Esto, por supuesto, está dicho
para la óptica de los creyentes. Los agnósticos y autodenominados ateos, en
todo su derecho optativo, que discrepen o consideren absurdas estas
afirmaciones, dilucídenlas de una forma: lean el registro escrito de la Biblia
y confróntenlas con estos dos puntos de vista dicotómicos a los cuales hemos
hecho mención (una exégesis religiosa-institucional y otra
personal-espiritual).
Si esta idea es demasiado
rupturista con la ontología de cada uno de nosotros, la perspectiva jurídica ha
creado espacios de distensión como la “objeción de conciencia”, para las
personas que valóricamente, o por creencias, no compartan la idea del
matrimonio gay. Así sucede en España, donde este concepto legal suele ser
admitido, siempre y cuando no vaya contra el orden público. Y es que si la
objeción de conciencia ha marchado históricamente con la libertad de credo,
efectivamente también podría hacerlo con la orientación sexual.

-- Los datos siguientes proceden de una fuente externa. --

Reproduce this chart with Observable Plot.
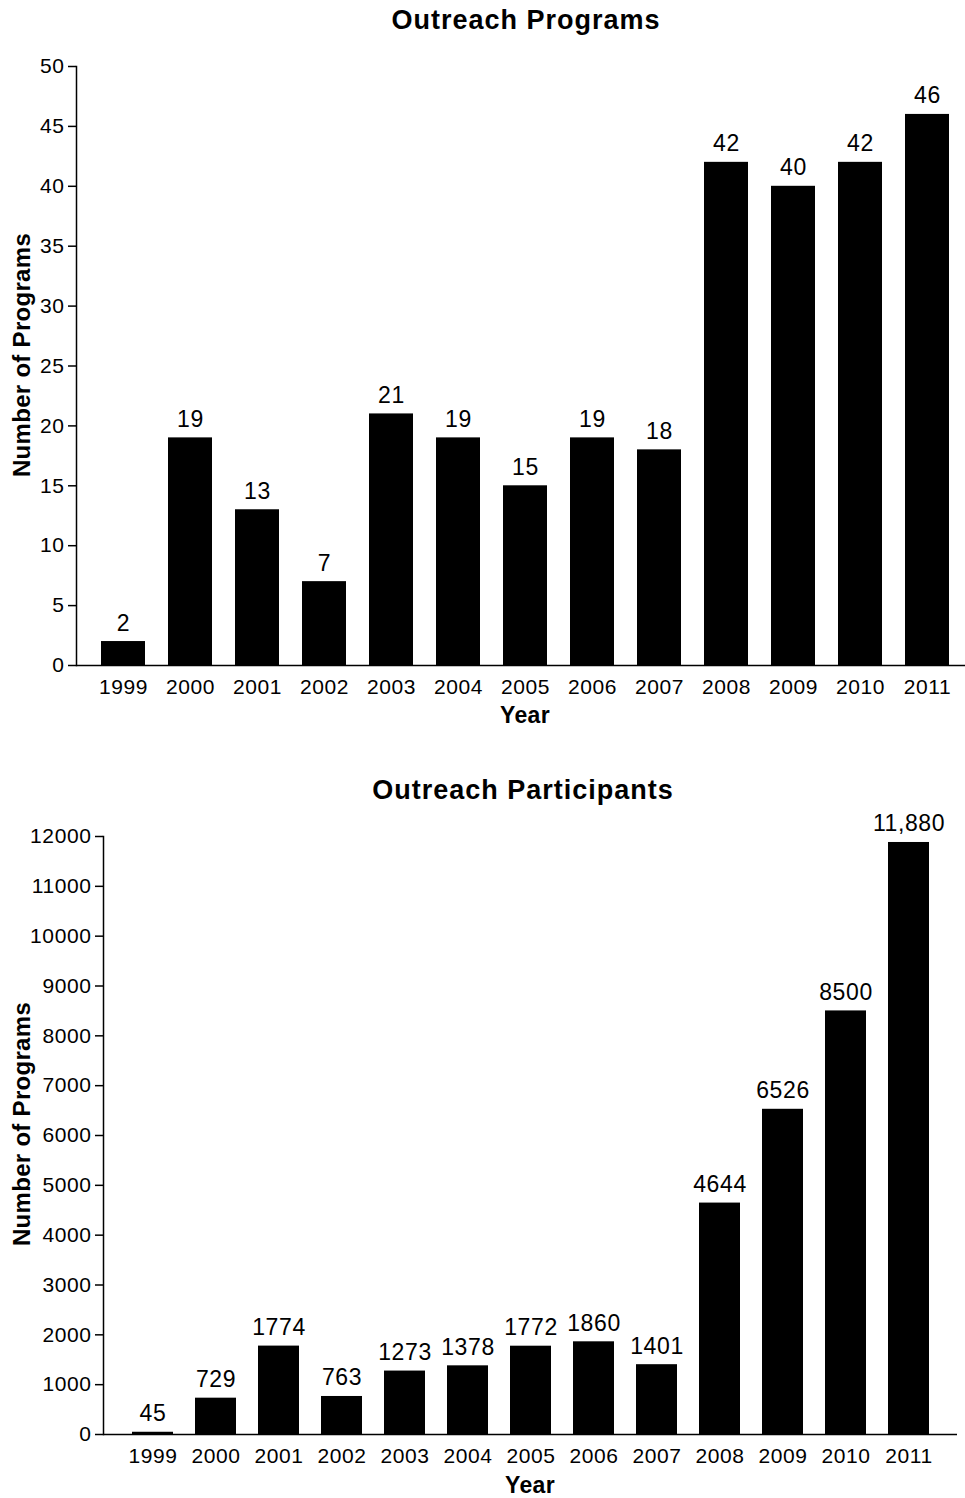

Lo recomendable, por cierto, es
dejar de lado los elementos teológicos, filosóficos y axiológicos en torno a
este debate y considerarlo más desde el punto la perspectiva del desarrollo de
la sociología de la familia y los cambios que se han dado en los últimos
decenios, relacionándolos con el principio jurídico de inclusión de derechos,
en el sentido de las garantías que deben gozar todos los ciudadanos presentes
en un Estado. El intento de cambiar el switch en el contenido del debate podría
efectivamente darnos orientaciones más claras que nos alejarían de la perenne
excusa de “no estar preparados para el tema como sociedad”.